Not long before, Pitt has a line 'Around their brows a vivid wreath they wore.' So it appears in all the editions that I have consulted; but I can scarcely doubt that 'vivid' should be 'virid,' though the latter word is more after the manner of Spenser or Milton than of eighteenth century poetry.

Page 185.

'Foul Penury, and Fears that kill.'

'The fear that kills,
And hope that is unwilling to be fed.'
Wordsworth, Resolution and Independence.

Page 195.

'His ears cut off.'

I find too late that I have written 'ears' inadvertently for 'hands.'

Page 250.

'Or those whom fair Abella sees
Down-looking through her apple-trees.'

'And where Abella sees
From her high towers the harvest of her trees.'
Dryden

Page 280 foll.

In translating the description of the shield, I have endeavoured to bear in mind, what I believe to be of great importance to the interpretation of the passage, that the various events of Roman history are represented, not in the precise way in which they are likely to have happened historically, but in the form supposed to be best adapted to tell the story to the eye.

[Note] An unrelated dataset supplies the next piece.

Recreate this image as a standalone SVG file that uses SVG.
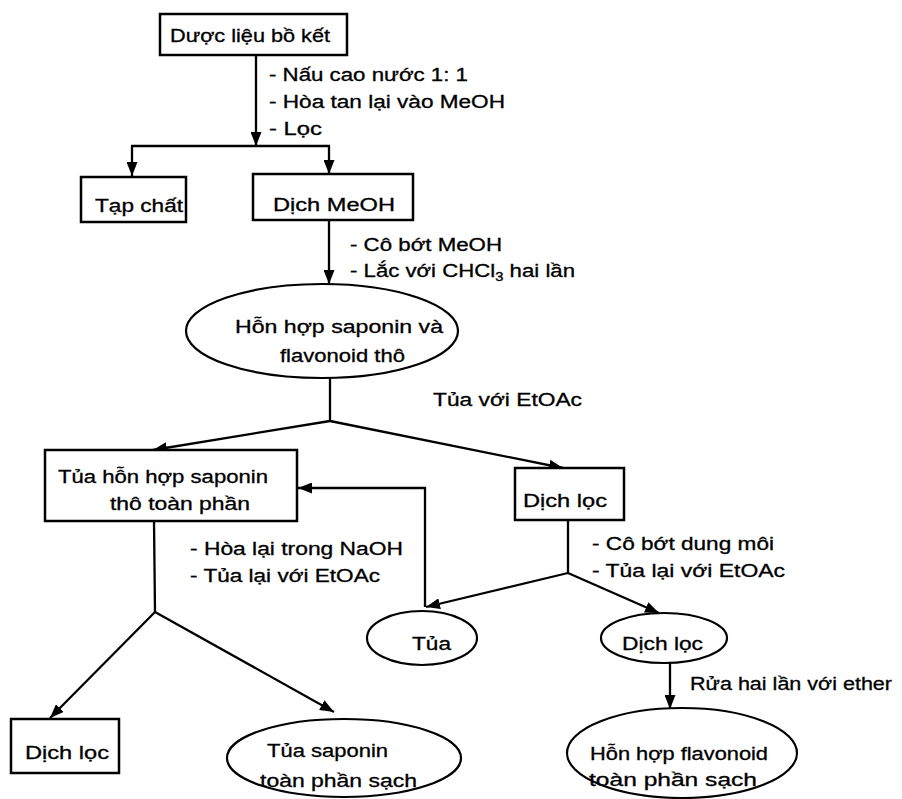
<svg xmlns="http://www.w3.org/2000/svg" width="902" height="799" viewBox="0 0 902 799">
<style>
  text { font-family: "Liberation Sans", Arial, sans-serif; font-size: 18px; fill: #000; stroke: #000; stroke-width: 0.3; }
  .box { fill: #fff; stroke: #000; stroke-width: 2.5; }
  .ell { fill: #fff; stroke: #000; stroke-width: 2.2; }
  .ln { fill: none; stroke: #000; stroke-width: 2.3; }
</style>
<defs>
  <marker id="ah" markerUnits="userSpaceOnUse" markerWidth="15" markerHeight="11" refX="14" refY="5.5" orient="auto">
    <path d="M0,0 L14,5.5 L0,11 z" fill="#000"/>
  </marker>
</defs>
<rect width="902" height="799" fill="#fff"/>

<g id="connectors">
  <line class="ln" x1="256" y1="55" x2="256" y2="146" marker-end="url(#ah)"/>
  <line class="ln" x1="131" y1="146" x2="330" y2="146"/>
  <line class="ln" x1="132" y1="146" x2="132" y2="176" marker-end="url(#ah)"/>
  <line class="ln" x1="329" y1="146" x2="329" y2="174" marker-end="url(#ah)"/>
  <line class="ln" x1="329" y1="220" x2="329" y2="284" marker-end="url(#ah)"/>
  <line class="ln" x1="330" y1="378" x2="330" y2="421"/>
  <line class="ln" x1="330" y1="421" x2="153" y2="450" marker-end="url(#ah)"/>
  <line class="ln" x1="330" y1="421" x2="563" y2="468" marker-end="url(#ah)"/>
  <polyline class="ln" points="425,607 425,488 298,488" marker-end="url(#ah)"/>
  <line class="ln" x1="568" y1="520" x2="568" y2="573"/>
  <line class="ln" x1="568" y1="573" x2="426" y2="607" marker-end="url(#ah)"/>
  <line class="ln" x1="568" y1="573" x2="659" y2="613" marker-end="url(#ah)"/>
  <line class="ln" x1="154" y1="521" x2="155" y2="612"/>
  <line class="ln" x1="155" y1="612" x2="50" y2="718" marker-end="url(#ah)"/>
  <line class="ln" x1="155" y1="612" x2="334" y2="712" marker-end="url(#ah)"/>
  <line class="ln" x1="670" y1="662" x2="670" y2="709" marker-end="url(#ah)"/>
</g>

<g id="labels">
  <text x="269" y="81" textLength="199" lengthAdjust="spacingAndGlyphs">- Nấu cao nước 1: 1</text>
  <text x="269" y="108" textLength="236" lengthAdjust="spacingAndGlyphs">- Hòa tan lại vào MeOH</text>
  <text x="269" y="135" textLength="53" lengthAdjust="spacingAndGlyphs">- Lọc</text>
  <text x="350" y="251" textLength="152" lengthAdjust="spacingAndGlyphs">- Cô bớt MeOH</text>
  <text x="350" y="277" textLength="225" lengthAdjust="spacingAndGlyphs">- Lắc với CHCl<tspan font-size="12" dy="4">3</tspan><tspan dy="-4"> hai lần</tspan></text>
  <text x="433" y="406" textLength="149" lengthAdjust="spacingAndGlyphs">Tủa với EtOAc</text>
  <text x="190" y="555" textLength="213" lengthAdjust="spacingAndGlyphs">- Hòa lại trong NaOH</text>
  <text x="190" y="582" textLength="190" lengthAdjust="spacingAndGlyphs">- Tủa lại với EtOAc</text>
  <text x="592" y="550" textLength="182" lengthAdjust="spacingAndGlyphs">- Cô bớt dung môi</text>
  <text x="592" y="577" textLength="193" lengthAdjust="spacingAndGlyphs">- Tủa lại với EtOAc</text>
  <text x="690" y="690" textLength="202" lengthAdjust="spacingAndGlyphs">Rửa hai lần với ether</text>
</g>

<g id="n-duoc-lieu">
  <rect class="box" x="160" y="14" width="187" height="41"/>
  <text x="170" y="42" textLength="160" lengthAdjust="spacingAndGlyphs">Dược liệu bồ kết</text>
</g>
<g id="n-tap-chat">
  <rect class="box" x="81" y="177" width="105" height="45"/>
  <text x="95" y="212" textLength="88" lengthAdjust="spacingAndGlyphs">Tạp chất</text>
</g>
<g id="n-dich-meoh">
  <rect class="box" x="253" y="174" width="160" height="46"/>
  <text x="273" y="211" textLength="122" lengthAdjust="spacingAndGlyphs">Dịch MeOH</text>
</g>
<g id="n-hon-hop">
  <ellipse class="ell" cx="322" cy="331" rx="136" ry="47"/>
  <text x="235" y="333" textLength="208" lengthAdjust="spacingAndGlyphs">Hỗn hợp saponin và</text>
  <text x="280" y="362" textLength="125" lengthAdjust="spacingAndGlyphs">flavonoid thô</text>
</g>
<g id="n-tua-hon-hop">
  <rect class="box" x="45" y="450" width="252" height="71"/>
  <text x="58" y="483" textLength="210" lengthAdjust="spacingAndGlyphs">Tủa hỗn hợp saponin</text>
  <text x="110" y="510" textLength="140" lengthAdjust="spacingAndGlyphs">thô toàn phần</text>
</g>
<g id="n-dich-loc-1">
  <rect class="box" x="515" y="468" width="109" height="52"/>
  <text x="523" y="507" textLength="84" lengthAdjust="spacingAndGlyphs">Dịch lọc</text>
</g>
<g id="n-tua">
  <ellipse class="ell" cx="422" cy="638" rx="55" ry="27"/>
  <text x="412" y="650" textLength="39" lengthAdjust="spacingAndGlyphs">Tủa</text>
</g>
<g id="n-dich-loc-2">
  <ellipse class="ell" cx="664" cy="638" rx="63" ry="25"/>
  <text x="622" y="650" textLength="81" lengthAdjust="spacingAndGlyphs">Dịch lọc</text>
</g>
<g id="n-dich-loc-3">
  <rect class="box" x="11" y="719" width="108" height="54"/>
  <text x="25" y="759" textLength="84" lengthAdjust="spacingAndGlyphs">Dịch lọc</text>
</g>
<g id="n-tua-saponin">
  <ellipse class="ell" cx="344" cy="758" rx="117" ry="39"/>
  <text x="267" y="757" textLength="121" lengthAdjust="spacingAndGlyphs">Tủa saponin</text>
  <text x="260" y="787" textLength="157" lengthAdjust="spacingAndGlyphs">toàn phần sạch</text>
</g>
<g id="n-flavonoid">
  <ellipse class="ell" cx="682" cy="753" rx="115" ry="45"/>
  <text x="590" y="760" textLength="178" lengthAdjust="spacingAndGlyphs">Hỗn hợp flavonoid</text>
  <text x="589" y="786" textLength="168" lengthAdjust="spacingAndGlyphs">toàn phần sạch</text>
</g>
</svg>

So the epithets do not characterise the persons or things as they are in themselves, but as they appear on the shield: e.g., the Gauls' hair is called golden because it is actually of gold.

Page 297.

'No after day
This hour's fair promise shall betray.'

'All, all my life, replies the youth, shall aim,
Like this one hour, at everlasting fame.' Pitt

Page 300.

'The maddening fever of the steel.'

I hope it will not be supposed that I mean 'fever of the steel' as a version of 'cupidine ferri.' There is another suspicion of the kind which I feel almost ashamed to rebut, in p. 359, where, though 'encumbered and unstrung' is I trust a tolerable equivalent for 'inutilis inque ligatus,' 'inligatus' is not intended to be represented by 'unstrung.'

Page 304.

'Then, pierced to death, asleep he fell
On the dead breast he loved so well.'

'Then, quiet, on his bleeding bosom fell,
Content in death to be revenged so well.' Dryden.

Page 311.

'What God, what madness brings you here
To taste of our Italian cheer?'

'What noble Lucumo comes next
To taste our Roman cheer?' Macaulay's Lays.

Page 320.

'Nor quit the leaguered town.'

As Virgil repeatedly speaks of the Trojan camp as 'urbs,' I have ventured here to call it a town.

Page 343.

'Like knot in sturdy wood.'

Virgil's allusion in the word 'nodum' is probably rather to a knot which needs untying than to a knot in wood; but it was necessary to give some metaphor which might be equivalent to his, and the resistance made by a knot in wood to the blade of an axe naturally suggested itself.

Page 407.

'Latium has other maids unwed,
And worthy of a royal bed.'

'Yet more, three daughters in his court are bred,
And each well worthy of a royal bed.'
Pope's Homer, Iliad, book ix.

Page 408.

'The arbitrament of fight to dare.'

'Singly to dare the arbitrement of fight.'
Symmons's Æneid, book xi. 562.

Page 425.

'And earth with trampling throbs and thrills.'

The words 'throbs and thrills' are taken from a poem by a friend to whose criticism this work owes much.

Page 438.

'And bucklers clashed with brazen din
The overture of fight begin.'

'The overture of tyranny's begun' is the younger Symmons's version of Æsch. Ag. 1354, φροιμιάζονται γὰρ Τυραννίδος σημεῖα πράσσοντες πόλει.